I wrote unprotected because I love to write, and over the course of 12 years a novel spilled out. The affirmation for that story and for my writing is such an honor, but I holding my published book in my hand would has been reward enough. Win or lose, I will continue to enjoy the ride my book has provided, and I will remember all people, much more deserving than I, who never get the chance to be nominated for anything.
Buckle up. I’ve got some earth shattering revelations to share, so the faint of heart better head over to pinterest and divert with some inspirational quotes or fancy cupcakes.
The rest of you, are you ready? I’m going to reveal what I think is the biggest problem we seem to be facing in child protection. It’s a major part of many cases, and blows more lives apart than I care to count.
I know: Duh. Heroin kills. Crack destroys lives. Meth eats away at your face, your teeth, your brain. We’ve seen the billboards.
But I would like to talk about what we in Minnesota (Land of 10,000 Treatment Centers) do not want to talk about: Many (because I can’t bring myself to say most) of the deep end addicts do not get better. Ever.
I am a child protection social worker, so the law actually mandates that I focus on my clients’ strengths. I am also an optimist, despite 19 years at the job, so it is my natural tendency to believe that people can recover and change. Even my internal dialogue when I am with my clients is positive and hopeful.
So I am having a hard time writing this post because it feels wrong to admit it. Maybe this is burnout talking, but I don’t think so. I think I’m really trying to figure out what to do with all of this truth smacking me in the face. How do I reconcile optimism with the reality that there are many clients that I will never be able to fix, but I still have to pour all of my energy into trying. Isn’t the definition of crazy supposed to be doing the same thing over and over but expecting a different result?
If I accept that some percentage of addicts are unfixable (*shudder* ….I am not supposed to use that word…) how far do we have to back up this train to finally get on a new track? When was their addiction fixable? And how will I ever know who is really getting better, and who will be back in a year or two?
I know enough to know that I don’t know.

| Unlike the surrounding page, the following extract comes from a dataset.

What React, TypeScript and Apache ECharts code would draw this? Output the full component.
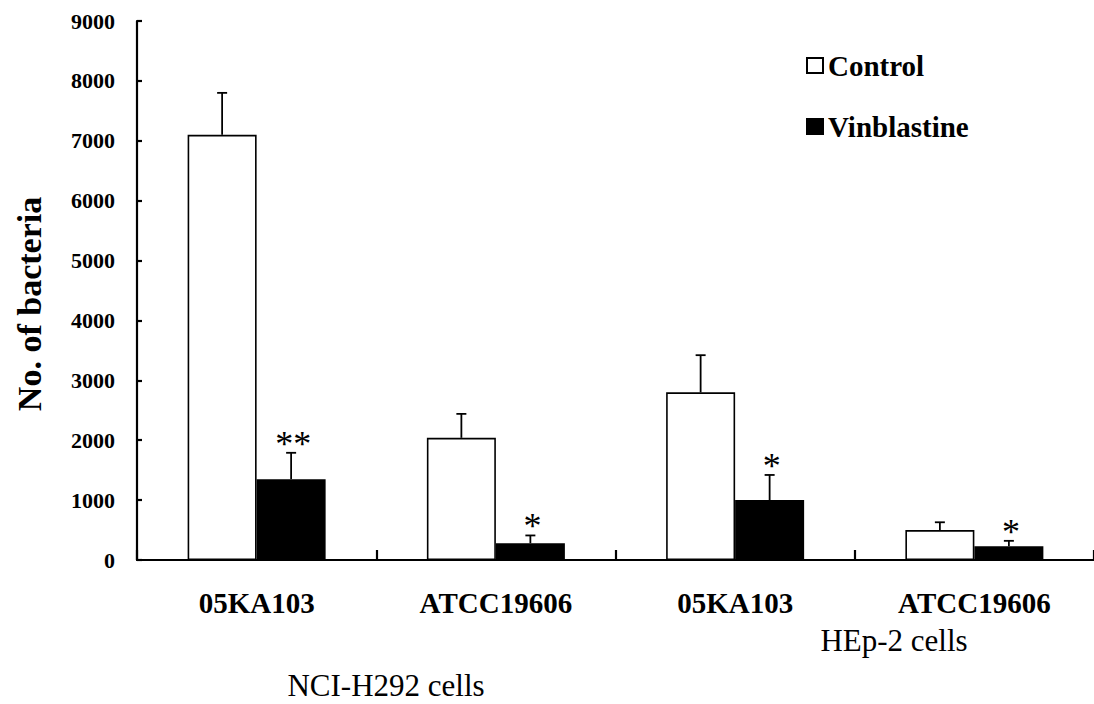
import React, { useEffect, useRef } from "react";
import * as echarts from "echarts";

const categories = ["05KA103", "ATCC19606", "05KA103", "ATCC19606"];
const controlMeans = [7100, 2040, 2800, 500];
const controlErrors = [700, 400, 620, 130];
const vinMeans = [1350, 280, 1000, 230];
const vinErrors = [440, 130, 420, 90];
const vinStars = ["**", "*", "*", "*"];
const yTicks = [0, 1000, 2000, 3000, 4000, 5000, 6000, 7000, 8000, 9000];
const groupLabels = ["NCI-H292 cells", "HEp-2 cells"];
const yTitle = "No. of bacteria";

const FAM = "Liberation Serif";
const BAR_W = 69;

function errorSeries(name: string, means: number[], errs: number[], stars: string[] | null, side: number) {
  return {
    type: "custom",
    name: name + " err",
    z: 5,
    data: means.map((m, i) => [i, m, m + errs[i]]),
    encode: { x: 0, y: 2 },
    renderItem: (params: any, api: any) => {
      const i = api.value(0);
      const base = api.coord([i, api.value(1)]);
      const top = api.coord([i, api.value(2)]);
      const x = base[0] + side * (BAR_W / 2);
      const star = stars ? stars[i] : "";
      const children: any[] = [
        { type: "line", shape: { x1: x, y1: base[1], x2: x, y2: top[1] }, style: { stroke: "#000", lineWidth: 1.8 } },
        { type: "line", shape: { x1: x - 5, y1: top[1], x2: x + 5, y2: top[1] }, style: { stroke: "#000", lineWidth: 1.8 } },
      ];
      if (star) {
        children.push({
          type: "text",
          style: {
            text: star,
            x: x + 2,
            y: top[1] + 9,
            textAlign: "center",
            textVerticalAlign: "bottom",
            font: "36px 'Liberation Serif'",
            fill: "#000",
          },
        });
      }
      return { type: "group", children };
    },
  };
}

export default function App() {
  const ref = useRef<HTMLDivElement>(null);
  useEffect(() => {
    if (!ref.current) return;
    const chart = echarts.init(ref.current, undefined, { renderer: "svg" });
    chart.setOption({
      animation: false,
      backgroundColor: "#fff",
      textStyle: { fontFamily: FAM },
      grid: { left: 137, right: -7, top: 21, bottom: 144, containLabel: false },
      legend: {
        data: [
          { name: "Control", icon: "rect" },
          { name: "Vinblastine", icon: "rect" },
        ],
        orient: "vertical",
        left: 801,
        top: 46,
        itemWidth: 16,
        itemHeight: 15,
        itemGap: 32,
        textStyle: { fontFamily: "'Liberation Serif'", fontSize: 29, fontWeight: "bold", color: "#000" },
      },
      xAxis: {
        type: "category",
        data: categories,
        axisLine: { lineStyle: { color: "#000", width: 2.2 } },
        axisTick: { show: true, inside: true, length: 10, alignWithLabel: false, lineStyle: { color: "#000", width: 2.2 } },
        axisLabel: { color: "#000", fontSize: 29, fontWeight: "bold", fontFamily: "serif", margin: 28, interval: 0 },
      },
      yAxis: {
        type: "value",
        min: 0,
        max: 9000,
        interval: 1000,
        splitLine: { show: false },
        axisLine: { show: true, lineStyle: { color: "#000", width: 2.2 } },
        axisTick: { show: true, inside: true, length: 5, lineStyle: { color: "#000", width: 2.2 } },
        axisLabel: {
          color: "#000",
          fontSize: 22,
          fontWeight: "bold",
          fontFamily: "Times New Roman",
          margin: 22,
          formatter: (v: number) => (yTicks.indexOf(v) >= 0 ? String(v) : ""),
        },
      },
      series: [
        {
          name: "Control",
          type: "bar",
          data: controlMeans,
          barWidth: BAR_W,
          barGap: "0%",
          itemStyle: { color: "#fff", borderColor: "#000", borderWidth: 1.6 },
        },
        {
          name: "Vinblastine",
          type: "bar",
          data: vinMeans,
          barWidth: BAR_W,
          barGap: "0%",
          itemStyle: { color: "#000", borderColor: "#000", borderWidth: 1.6 },
        },
        errorSeries("Control", controlMeans, controlErrors, null, -1),
        errorSeries("Vinblastine", vinMeans, vinErrors, vinStars, 1),
      ],
      graphic: [
        {
          type: "text",
          x: 29,
          y: 304,
          rotation: Math.PI / 2,
          style: {
            text: yTitle,
            textAlign: "center",
            textVerticalAlign: "middle",
            fontFamily: FAM,
            fontWeight: "bold",
            fontSize: 34,
            fill: "#000",
          },
        },
        {
          type: "text",
          x: 386,
          y: 685,
          style: { text: groupLabels[0], textAlign: "center", textVerticalAlign: "middle", fontFamily: FAM, fontSize: 31, fill: "#000" },
        },
        {
          type: "text",
          x: 894,
          y: 640,
          style: { text: groupLabels[1], textAlign: "center", textVerticalAlign: "middle", fontFamily: FAM, fontSize: 31, fill: "#000" },
        },
      ],
    });
    return () => chart.dispose();
  }, []);
  return <div ref={ref} style={{ position: "absolute", left: 0, top: 0, width: 1094, height: 704 }} />;
}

But I do have some thoughts that might help a little.
First, a lot of lives could be saved if heroin, crack, and meth became obsolete. (Hey, I said I’m an optimist.) These drugs are wildly addictive and can function like an eggbeater on the pleasure centers of the brain, so much so that these addicts can’t do anything but chase the high. While there is such a thing as episodic use of these “street” drugs, the path toward addiction and fast and straight, so I think every dollar spent to get rid of these drugs probably saves ten, not to mention saving lives.
Second, Vicodin, Percoset, Xanax, and Valium (and all of their drug cousins) are highly effective, the first two for managing pain and the second for managing anxiety. I am the last person to say that I think people should have to grit their teeth through either. But it is staggering how many doctors readily and frequently prescribe these addicting meds to addicts. Any doctors out there? Please add hypnosis, therapy, meditation, non-narcotics, acupuncture, acupressure, healing touch, or anything else to your prescription pad that might save your patient the hassle of 28 days later on.
And finally, I wish somebody could figure out which people can manage a few glasses of wine, and who will go on the roller coaster ride of pancreatitis/inpatient treatment/moderate stint of sobriety/ downward spiral/alcoholic cirrhosis/back to treatment…and so on. For some, alcohol is every bit as dangerous, toxic, and life threatening as heroin.
Addiction sucks, friends. I wish I could put a bow on it and offer a tidy solution, but it hasn’t been that kind of week. All I can say is that I’m grateful to all those who keep fighting the good fight on behalf of the ones who make it, and the ones who don’t.